Do I have to be worried about my camera and lenses in extreme cold? I can warm my batteries in the my coat and tent. It is a Sony a200 I should add, along with several lenses.

Do you think I should risk bringing my camera?


----------



## Joves (Feb 8, 2010)

Not sure about the Sonys but, I would attempt to atleast get the body inside the tent. If not all you can do is take the batteries out and, keep them warm. I would try and keep the camera as padded as possible not only because, of getting buped around but to protect it from possible frosting. But as I said try to get it in the tent if you take it.


----------



## Big (Feb 8, 2010)

Lucky! That would be so cool to experience! From what I heard, just keep the batteries warm.


----------



## molested_cow (Feb 8, 2010)

Ha, I'd be willing to sacrifice my gears for this experience plus once-a-life-time photos.

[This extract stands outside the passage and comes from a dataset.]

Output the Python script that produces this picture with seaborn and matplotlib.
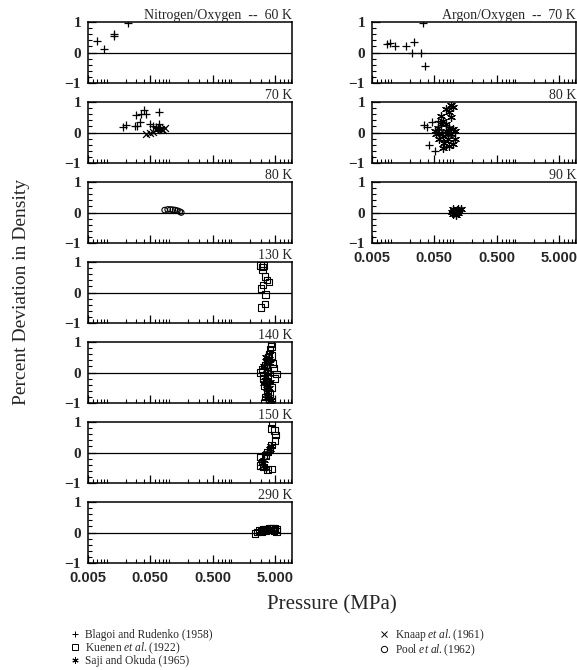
import numpy as np
import pandas as pd
import matplotlib
matplotlib.use('Agg')
import matplotlib.pyplot as plt
from matplotlib.lines import Line2D
from matplotlib.ticker import FixedLocator, LogLocator, NullFormatter, FixedFormatter
import seaborn as sns

sns.set_theme(style='white')
plt.rcParams['font.family'] = ['Liberation Serif', 'DejaVu Serif']
plt.rcParams['mathtext.fontset'] = 'custom'
plt.rcParams['mathtext.it'] = 'Liberation Serif:italic'
plt.rcParams['mathtext.rm'] = 'Liberation Serif'

sources = ['Blagoi and Rudenko (1958)', 'Kuenen $\\it{et\\ al.}$(1922)', 'Saji and Okuda (1965)',
           'Knaap $\\it{et\\ al.}$(1961)', 'Pool $\\it{et\\ al.}$(1962)']
BR, KU, SO, KN, PO = sources

# (system, temperature) panels, left column then right column
panels_left = ['60 K', '70 K', '80 K', '130 K', '140 K', '150 K', '290 K']
panels_right = ['70 K', '80 K', '90 K']

# --- Nitrogen/Oxygen ---
n60_br_p = [0.0069, 0.009, 0.013, 0.013, 0.022]
n60_br_d = [0.38, 0.11, 0.55, 0.60, 0.96]

n70_br_p = [0.0183, 0.0202, 0.0281, 0.0299, 0.031, 0.0337, 0.0359, 0.039, 0.0432, 0.0487, 0.0551, 0.0687, 0.0623, 0.0687]
n70_br_d = [0.19, 0.24, 0.20, 0.57, 0.22, 0.33, 0.60, 0.74, 0.60, 0.27, 0.20, 0.66, 0.17, 0.27]
n70_kn_p = [0.0432, 0.0487, 0.0551, 0.0623, 0.0748, 0.0845, 0.080]
n70_kn_d = [-0.05, -0.03, 0.02, 0.09, 0.11, 0.15, 0.09]
n70_so_p = [0.066, 0.071]
n70_so_d = [0.10, 0.13]

n80_po_p = [0.085, 0.095, 0.105, 0.115, 0.125, 0.136, 0.148, 0.157]
n80_po_d = [0.08, 0.10, 0.10, 0.09, 0.08, 0.06, 0.03, 0.00]

n130_ku_p = [2.94, 3.14, 3.30, 3.14, 3.45, 3.75, 4.00, 3.20, 3.00, 3.50, 3.45, 2.98]
n130_ku_d = [0.88, 0.83, 0.88, 0.74, 0.52, 0.41, 0.35, 0.24, 0.13, -0.06, -0.37, -0.50]

n140_ku_p = [4.3, 4.4, 4.2, 4.0, 3.9, 4.5, 3.7, 4.6, 3.5, 3.1, 2.95, 3.3, 5.3, 4.9, 3.6, 3.4,
             3.8, 4.1, 3.5, 4.0, 4.4, 3.2, 4.7, 3.9]
n140_ku_d = [0.95, 0.85, 0.75, 0.60, 0.50, 0.55, 0.40, 0.30, 0.25, 0.10, 0.00, -0.10, -0.05, -0.20, -0.30, -0.45,
             -0.60, -0.70, -0.80, -0.90, -0.50, -0.20, 0.15, 0.05]
n140_so_p = [3.6, 3.8, 3.4, 3.7, 3.9, 3.5, 3.6, 3.8, 4.0, 3.7, 3.9, 4.2, 4.4, 3.6, 4.1, 4.0, 3.3, 4.2]
n140_so_d = [0.50, 0.35, 0.20, 0.10, -0.05, -0.15, -0.25, -0.40, -0.50, -0.65, -0.80, -0.95, -0.90, -0.85, 0.30, 0.45, -0.35, -0.30]

n150_ku_p = [4.5, 4.4, 4.9, 5.1, 5.0, 4.4, 4.2, 3.8, 3.5, 2.9, 3.1, 2.9, 3.3, 4.5, 3.8]
n150_ku_d = [0.96, 0.78, 0.72, 0.57, 0.40, 0.24, 0.12, 0.01, -0.10, -0.15, -0.31, -0.42, -0.48, -0.54, -0.56]
n150_so_p = [4.3, 4.1, 3.8, 3.4, 3.1, 3.2, 3.6]
n150_so_d = [0.20, 0.10, -0.02, -0.25, -0.35, -0.45, -0.50]

n290_ku_p = [2.4, 2.6, 2.8, 3.0, 3.2, 3.4, 3.7, 4.0, 4.3, 4.6, 5.0, 5.4, 3.1, 3.6, 4.1, 4.8, 5.3]
n290_ku_d = [-0.03, 0.02, 0.06, 0.08, 0.10, 0.12, 0.12, 0.13, 0.14, 0.14, 0.13, 0.12, 0.03, 0.06, 0.08, 0.07, 0.04]
n290_so_p = [2.9, 3.3, 3.8, 4.2, 4.6]
n290_so_d = [0.05, 0.07, 0.09, 0.10, 0.10]

# --- Argon/Oxygen ---
a70_br_p = [0.0087, 0.0096, 0.0115, 0.0177, 0.024, 0.022, 0.0307, 0.0359, 0.0325]
a70_br_d = [0.28, 0.31, 0.22, 0.20, 0.33, -0.02, -0.02, -0.45, 0.97]

a80_br_p = [0.0346, 0.0377, 0.046, 0.058, 0.0406, 0.0506]
a80_br_d = [0.24, 0.19, 0.33, 0.37, -0.42, -0.61]
a80_so_p = [0.064, 0.0678, 0.077, 0.0857, 0.091, 0.098, 0.091, 0.0506, 0.0532, 0.060, 0.0678, 0.077,
            0.0857, 0.098, 0.106, 0.0815, 0.072, 0.0857, 0.098, 0.0678, 0.106, 0.058, 0.064, 0.077,
            0.091, 0.0815, 0.060]
a80_so_d = [0.55, 0.38, 0.77, 0.66, 0.90, 0.82, 0.50, 0.05, -0.06, 0.00, -0.11, 0.05,
            0.16, 0.11, 0.05, -0.22, -0.33, -0.44, -0.39, -0.50, -0.22, 0.16, 0.27, 0.27,
            -0.06, -0.06, -0.22]

a90_so_p = [0.095, 0.10, 0.105, 0.11, 0.115, 0.12, 0.125, 0.132, 0.10, 0.11, 0.12]
a90_so_d = [0.02, -0.04, 0.06, 0.00, 0.08, -0.03, 0.05, 0.12, 0.10, -0.08, 0.12]
a90_po_p = [0.097, 0.103, 0.108, 0.113, 0.118, 0.123]
a90_po_d = [0.00, 0.03, -0.02, 0.05, 0.01, 0.04]

rows = []
def add(system, temp, src, p, d):
    for pi, di in zip(p, d):
        rows.append((system, temp, src, pi, di))

add('N', '60 K', BR, n60_br_p, n60_br_d)
add('N', '70 K', BR, n70_br_p, n70_br_d)
add('N', '70 K', KN, n70_kn_p, n70_kn_d)
add('N', '70 K', SO, n70_so_p, n70_so_d)
add('N', '80 K', PO, n80_po_p, n80_po_d)
add('N', '130 K', KU, n130_ku_p, n130_ku_d)
add('N', '140 K', KU, n140_ku_p, n140_ku_d)
add('N', '140 K', SO, n140_so_p, n140_so_d)
add('N', '150 K', KU, n150_ku_p, n150_ku_d)
add('N', '150 K', SO, n150_so_p, n150_so_d)
add('N', '290 K', KU, n290_ku_p, n290_ku_d)
add('N', '290 K', SO, n290_so_p, n290_so_d)
add('A', '70 K', BR, a70_br_p, a70_br_d)
add('A', '80 K', BR, a80_br_p, a80_br_d)
add('A', '80 K', SO, a80_so_p, a80_so_d)
add('A', '90 K', SO, a90_so_p, a90_so_d)
add('A', '90 K', PO, a90_po_p, a90_po_d)
df = pd.DataFrame(rows, columns=['system', 'temp', 'source', 'pressure', 'deviation'])

asterisk = (6, 2, 0)
marker_style = {
    BR: dict(marker='+', s=30, linewidths=0.9),
    KU: dict(marker='s', s=22, facecolor='none', linewidths=0.8),
    SO: dict(marker=asterisk, s=32, linewidths=0.9),
    KN: dict(marker='x', s=24, linewidths=0.9),
    PO: dict(marker='o', s=16, facecolor='none', linewidths=0.8),
}

W, H = 577, 670
fig = plt.figure(figsize=(W / 100, H / 100), dpi=100)
tops = [22, 102, 182, 262, 342, 422, 502]
ph = 61

def make_ax(left_px, top_px):
    return fig.add_axes([left_px / W, 1 - (top_px + ph) / H, 204 / W, ph / H])

def style_ax(ax, title, show_x):
    ax.set_xscale('log')
    ax.set_xlim(0.005, 9.4)
    ax.set_ylim(-1, 1)
    ax.axhline(0, color='black', lw=0.9, zorder=1)
    ax.xaxis.set_major_locator(FixedLocator([0.005, 0.05, 0.5, 5]))
    ax.xaxis.set_minor_locator(LogLocator(base=10, subs=np.arange(1, 10)))
    ax.xaxis.set_minor_formatter(NullFormatter())
    if show_x:
        ax.xaxis.set_major_formatter(FixedFormatter(['0.005', '0.050', '0.500', '5.000']))
    else:
        ax.xaxis.set_major_formatter(NullFormatter())
    ax.yaxis.set_major_locator(FixedLocator([-1, 0, 1]))
    ax.yaxis.set_major_formatter(FixedFormatter(['\u22121', '0', '1']))
    ax.yaxis.set_minor_locator(FixedLocator(np.arange(-1, 1.01, 0.2)))
    ax.tick_params(axis='both', which='major', direction='in', length=6, width=0.9, color='black',
                   bottom=True, left=True, top=False, right=False)
    ax.tick_params(axis='both', which='minor', direction='in', length=3, width=0.8, color='black',
                   bottom=True, left=True, top=False, right=False)
    ax.tick_params(axis='x', which='major', pad=6)
    ax.tick_params(axis='y', which='major', pad=5)
    for lab in ax.get_xticklabels():
        lab.set_family('Liberation Sans')
        lab.set_fontweight('bold')
        lab.set_fontsize(10.5)
    for lab in ax.get_yticklabels():
        lab.set_fontweight('bold')
        lab.set_fontsize(11)
    for sp in ax.spines.values():
        sp.set_color('black')
        sp.set_linewidth(1.1)
    ax.set_title(title, loc='right', fontsize=10, pad=1.5)
    ax.set_xlabel('')
    ax.set_ylabel('')

def draw(ax, system, temp):
    sub = df[(df['system'] == system) & (df['temp'] == temp)]
    for src in sources:
        part = sub[sub['source'] == src]
        if len(part) == 0:
            continue
        sns.scatterplot(data=part, x='pressure', y='deviation', ax=ax, color='black',
                        edgecolor='black', legend=False, zorder=3, **marker_style[src])

for i, temp in enumerate(panels_left):
    ax = make_ax(88, tops[i])
    draw(ax, 'N', temp)
    title = 'Nitrogen/Oxygen  --  ' + temp if i == 0 else temp
    style_ax(ax, title, i == len(panels_left) - 1)

for i, temp in enumerate(panels_right):
    ax = make_ax(372, tops[i])
    draw(ax, 'A', temp)
    title = 'Argon/Oxygen  --  ' + temp if i == 0 else temp
    style_ax(ax, title, i == len(panels_right) - 1)

fig.text(22 / W, 1 - 292 / H, 'Percent Deviation in Density', rotation=90, ha='center', va='center', fontsize=14)
fig.text(332 / W, 1 - 605 / H, 'Pressure (MPa)', ha='center', va='center', fontsize=15)

handles = []
for src in sources:
    st = marker_style[src]
    mfc = 'none' if st.get('facecolor') == 'none' else 'black'
    handles.append(Line2D([], [], linestyle='none', marker=st['marker'], color='black',
                          markerfacecolor=mfc, markersize=4.5, markeredgewidth=0.7))
fig.legend(handles, sources, loc='upper left', bbox_to_anchor=(70 / W, 1 - 627 / H), ncol=2,
           frameon=False, fontsize=8.3, handlelength=0.8, handletextpad=0.5, columnspacing=14.5,
           labelspacing=-0.05, borderpad=0, borderaxespad=0)

fig.savefig('out.png', dpi=100)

You can always buy your gears back... some day.


----------



## Big Mike (Feb 9, 2010)

Welcome to the forum.

The biggest issue will likely be the batteries.  Cold temps kill batteries, so you will need to warm them up, and likely need a way to charge them often.  

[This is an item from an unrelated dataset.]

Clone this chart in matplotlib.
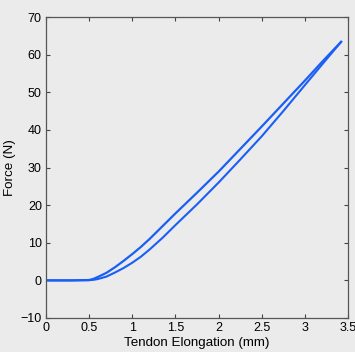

The camera itself should be OK...unless we are talking about extremely cold temps like -40 or -50 Celsius.  

One thing to be aware of, is condensation.  If you bring a cold object into a warn/humid environment, condensation will form on the cold surface.  So keep your camera gear sealed up when you take it from the cold into a warm vehicle or building etc.


----------



## billygoat (Feb 21, 2010)

Is there any chance you can charge batteries in a vehicle?? I work in wildlife and spend a lot of time in the outdoors, but usually have a truck to stash gear.  I worry about my gear in both the heat and the cold, but haven't "tested" my dslr that much yet. . .I'd like to know how it turns out. . .Good luck.


----------



## srinaldo86 (Feb 21, 2010)

I don't know how cold it gets up there but I would definitely say it is worth the risk of taking your camera for such a unique and rare opportunity. My suggestion if you're really concerned is to stock up on these...






Place them in your bag near your camera, probably not in direct contact. They get heated up BIG TIME, Toe warmers are A LOT warmer than hand warmers. They are air activated and will remain warm for a long time, but will be HOT for an hour or so. 

You might want them for your camera, but you might really want them for your feet/hands.


----------